**What is expected:** Retype the material in full, keeping every word the same.

---- Supplied material

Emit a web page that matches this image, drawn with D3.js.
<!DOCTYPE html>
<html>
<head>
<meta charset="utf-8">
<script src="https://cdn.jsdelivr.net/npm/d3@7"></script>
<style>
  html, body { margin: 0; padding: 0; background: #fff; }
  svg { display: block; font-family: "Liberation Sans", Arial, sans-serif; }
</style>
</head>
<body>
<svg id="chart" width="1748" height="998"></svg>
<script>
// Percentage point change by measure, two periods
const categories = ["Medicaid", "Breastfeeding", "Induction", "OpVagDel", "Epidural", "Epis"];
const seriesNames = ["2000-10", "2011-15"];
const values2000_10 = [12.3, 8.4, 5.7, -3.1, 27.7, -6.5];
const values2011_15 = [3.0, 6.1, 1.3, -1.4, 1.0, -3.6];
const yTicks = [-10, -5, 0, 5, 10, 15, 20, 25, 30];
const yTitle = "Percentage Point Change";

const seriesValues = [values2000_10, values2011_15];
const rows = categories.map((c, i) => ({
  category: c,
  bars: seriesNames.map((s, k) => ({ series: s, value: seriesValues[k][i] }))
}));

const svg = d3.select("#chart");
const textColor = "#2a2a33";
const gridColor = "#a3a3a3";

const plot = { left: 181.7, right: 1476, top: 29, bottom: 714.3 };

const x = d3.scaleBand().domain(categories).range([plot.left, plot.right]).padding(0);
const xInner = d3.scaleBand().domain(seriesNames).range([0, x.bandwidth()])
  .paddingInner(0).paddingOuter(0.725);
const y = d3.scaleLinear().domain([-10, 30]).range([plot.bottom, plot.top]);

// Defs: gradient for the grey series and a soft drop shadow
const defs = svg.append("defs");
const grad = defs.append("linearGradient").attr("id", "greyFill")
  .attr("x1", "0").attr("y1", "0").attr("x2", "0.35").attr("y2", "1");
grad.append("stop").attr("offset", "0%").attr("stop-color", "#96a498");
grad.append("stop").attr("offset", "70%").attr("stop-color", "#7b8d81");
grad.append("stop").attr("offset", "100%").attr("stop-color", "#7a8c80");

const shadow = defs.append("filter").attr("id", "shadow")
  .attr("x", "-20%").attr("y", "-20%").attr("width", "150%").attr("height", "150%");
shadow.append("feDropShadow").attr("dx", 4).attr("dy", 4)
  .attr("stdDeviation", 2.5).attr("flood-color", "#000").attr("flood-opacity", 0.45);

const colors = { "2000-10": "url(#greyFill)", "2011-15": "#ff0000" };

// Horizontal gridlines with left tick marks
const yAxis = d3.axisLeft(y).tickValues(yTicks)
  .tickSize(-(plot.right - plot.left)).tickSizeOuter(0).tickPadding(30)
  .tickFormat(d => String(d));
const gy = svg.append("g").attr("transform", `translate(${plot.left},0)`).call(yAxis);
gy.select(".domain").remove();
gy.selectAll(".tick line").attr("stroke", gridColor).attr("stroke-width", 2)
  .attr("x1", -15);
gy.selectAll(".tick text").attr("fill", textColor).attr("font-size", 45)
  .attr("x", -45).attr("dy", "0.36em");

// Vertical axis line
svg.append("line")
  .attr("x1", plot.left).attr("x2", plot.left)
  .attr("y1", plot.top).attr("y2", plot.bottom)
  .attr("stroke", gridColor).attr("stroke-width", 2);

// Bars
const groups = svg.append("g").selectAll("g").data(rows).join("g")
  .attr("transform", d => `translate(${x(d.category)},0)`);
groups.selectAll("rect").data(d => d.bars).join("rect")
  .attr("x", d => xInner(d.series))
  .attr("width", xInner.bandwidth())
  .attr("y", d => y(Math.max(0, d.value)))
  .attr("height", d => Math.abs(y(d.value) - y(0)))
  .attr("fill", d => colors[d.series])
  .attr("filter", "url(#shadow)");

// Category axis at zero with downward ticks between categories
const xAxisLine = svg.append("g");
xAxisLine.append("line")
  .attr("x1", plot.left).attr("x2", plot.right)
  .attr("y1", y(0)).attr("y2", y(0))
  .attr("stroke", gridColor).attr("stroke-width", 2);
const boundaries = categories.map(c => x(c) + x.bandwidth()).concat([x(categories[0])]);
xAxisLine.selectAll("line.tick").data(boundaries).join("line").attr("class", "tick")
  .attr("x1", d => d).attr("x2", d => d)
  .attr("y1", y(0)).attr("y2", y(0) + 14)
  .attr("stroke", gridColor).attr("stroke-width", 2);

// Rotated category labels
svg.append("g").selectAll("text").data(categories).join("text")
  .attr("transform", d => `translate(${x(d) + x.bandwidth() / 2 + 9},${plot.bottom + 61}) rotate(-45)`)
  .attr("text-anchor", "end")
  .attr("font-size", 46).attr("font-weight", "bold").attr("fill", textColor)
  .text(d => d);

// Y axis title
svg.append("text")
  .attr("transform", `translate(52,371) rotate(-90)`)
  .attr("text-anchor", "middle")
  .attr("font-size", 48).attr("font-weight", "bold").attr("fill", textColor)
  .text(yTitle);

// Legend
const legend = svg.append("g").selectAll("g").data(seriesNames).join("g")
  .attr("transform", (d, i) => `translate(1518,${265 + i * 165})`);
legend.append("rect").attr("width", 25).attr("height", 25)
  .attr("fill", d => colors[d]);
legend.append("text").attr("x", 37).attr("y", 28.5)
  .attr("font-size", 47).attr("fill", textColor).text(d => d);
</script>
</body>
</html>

--------

**Response:**
Emit a web page that matches this image, drawn with D3.js.
<!DOCTYPE html>
<html>
<head>
<meta charset="utf-8">
<script src="https://cdn.jsdelivr.net/npm/d3@7"></script>
<style>
  html, body { margin: 0; padding: 0; background: #fff; }
  svg { display: block; font-family: "Liberation Sans", Arial, sans-serif; }
</style>
</head>
<body>
<svg id="chart" width="1748" height="998"></svg>
<script>
// Percentage point change by measure, two periods
const categories = ["Medicaid", "Breastfeeding", "Induction", "OpVagDel", "Epidural", "Epis"];
const seriesNames = ["2000-10", "2011-15"];
const values2000_10 = [12.3, 8.4, 5.7, -3.1, 27.7, -6.5];
const values2011_15 = [3.0, 6.1, 1.3, -1.4, 1.0, -3.6];
const yTicks = [-10, -5, 0, 5, 10, 15, 20, 25, 30];
const yTitle = "Percentage Point Change";

const seriesValues = [values2000_10, values2011_15];
const rows = categories.map((c, i) => ({
  category: c,
  bars: seriesNames.map((s, k) => ({ series: s, value: seriesValues[k][i] }))
}));

const svg = d3.select("#chart");
const textColor = "#2a2a33";
const gridColor = "#a3a3a3";

const plot = { left: 181.7, right: 1476, top: 29, bottom: 714.3 };

const x = d3.scaleBand().domain(categories).range([plot.left, plot.right]).padding(0);
const xInner = d3.scaleBand().domain(seriesNames).range([0, x.bandwidth()])
  .paddingInner(0).paddingOuter(0.725);
const y = d3.scaleLinear().domain([-10, 30]).range([plot.bottom, plot.top]);

// Defs: gradient for the grey series and a soft drop shadow
const defs = svg.append("defs");
const grad = defs.append("linearGradient").attr("id", "greyFill")
  .attr("x1", "0").attr("y1", "0").attr("x2", "0.35").attr("y2", "1");
grad.append("stop").attr("offset", "0%").attr("stop-color", "#96a498");
grad.append("stop").attr("offset", "70%").attr("stop-color", "#7b8d81");
grad.append("stop").attr("offset", "100%").attr("stop-color", "#7a8c80");

const shadow = defs.append("filter").attr("id", "shadow")
  .attr("x", "-20%").attr("y", "-20%").attr("width", "150%").attr("height", "150%");
shadow.append("feDropShadow").attr("dx", 4).attr("dy", 4)
  .attr("stdDeviation", 2.5).attr("flood-color", "#000").attr("flood-opacity", 0.45);

const colors = { "2000-10": "url(#greyFill)", "2011-15": "#ff0000" };

// Horizontal gridlines with left tick marks
const yAxis = d3.axisLeft(y).tickValues(yTicks)
  .tickSize(-(plot.right - plot.left)).tickSizeOuter(0).tickPadding(30)
  .tickFormat(d => String(d));
const gy = svg.append("g").attr("transform", `translate(${plot.left},0)`).call(yAxis);
gy.select(".domain").remove();
gy.selectAll(".tick line").attr("stroke", gridColor).attr("stroke-width", 2)
  .attr("x1", -15);
gy.selectAll(".tick text").attr("fill", textColor).attr("font-size", 45)
  .attr("x", -45).attr("dy", "0.36em");

// Vertical axis line
svg.append("line")
  .attr("x1", plot.left).attr("x2", plot.left)
  .attr("y1", plot.top).attr("y2", plot.bottom)
  .attr("stroke", gridColor).attr("stroke-width", 2);

// Bars
const groups = svg.append("g").selectAll("g").data(rows).join("g")
  .attr("transform", d => `translate(${x(d.category)},0)`);
groups.selectAll("rect").data(d => d.bars).join("rect")
  .attr("x", d => xInner(d.series))
  .attr("width", xInner.bandwidth())
  .attr("y", d => y(Math.max(0, d.value)))
  .attr("height", d => Math.abs(y(d.value) - y(0)))
  .attr("fill", d => colors[d.series])
  .attr("filter", "url(#shadow)");

// Category axis at zero with downward ticks between categories
const xAxisLine = svg.append("g");
xAxisLine.append("line")
  .attr("x1", plot.left).attr("x2", plot.right)
  .attr("y1", y(0)).attr("y2", y(0))
  .attr("stroke", gridColor).attr("stroke-width", 2);
const boundaries = categories.map(c => x(c) + x.bandwidth()).concat([x(categories[0])]);
xAxisLine.selectAll("line.tick").data(boundaries).join("line").attr("class", "tick")
  .attr("x1", d => d).attr("x2", d => d)
  .attr("y1", y(0)).attr("y2", y(0) + 14)
  .attr("stroke", gridColor).attr("stroke-width", 2);

// Rotated category labels
svg.append("g").selectAll("text").data(categories).join("text")
  .attr("transform", d => `translate(${x(d) + x.bandwidth() / 2 + 9},${plot.bottom + 61}) rotate(-45)`)
  .attr("text-anchor", "end")
  .attr("font-size", 46).attr("font-weight", "bold").attr("fill", textColor)
  .text(d => d);

// Y axis title
svg.append("text")
  .attr("transform", `translate(52,371) rotate(-90)`)
  .attr("text-anchor", "middle")
  .attr("font-size", 48).attr("font-weight", "bold").attr("fill", textColor)
  .text(yTitle);

// Legend
const legend = svg.append("g").selectAll("g").data(seriesNames).join("g")
  .attr("transform", (d, i) => `translate(1518,${265 + i * 165})`);
legend.append("rect").attr("width", 25).attr("height", 25)
  .attr("fill", d => colors[d]);
legend.append("text").attr("x", 37).attr("y", 28.5)
  .attr("font-size", 47).attr("fill", textColor).text(d => d);
</script>
</body>
</html>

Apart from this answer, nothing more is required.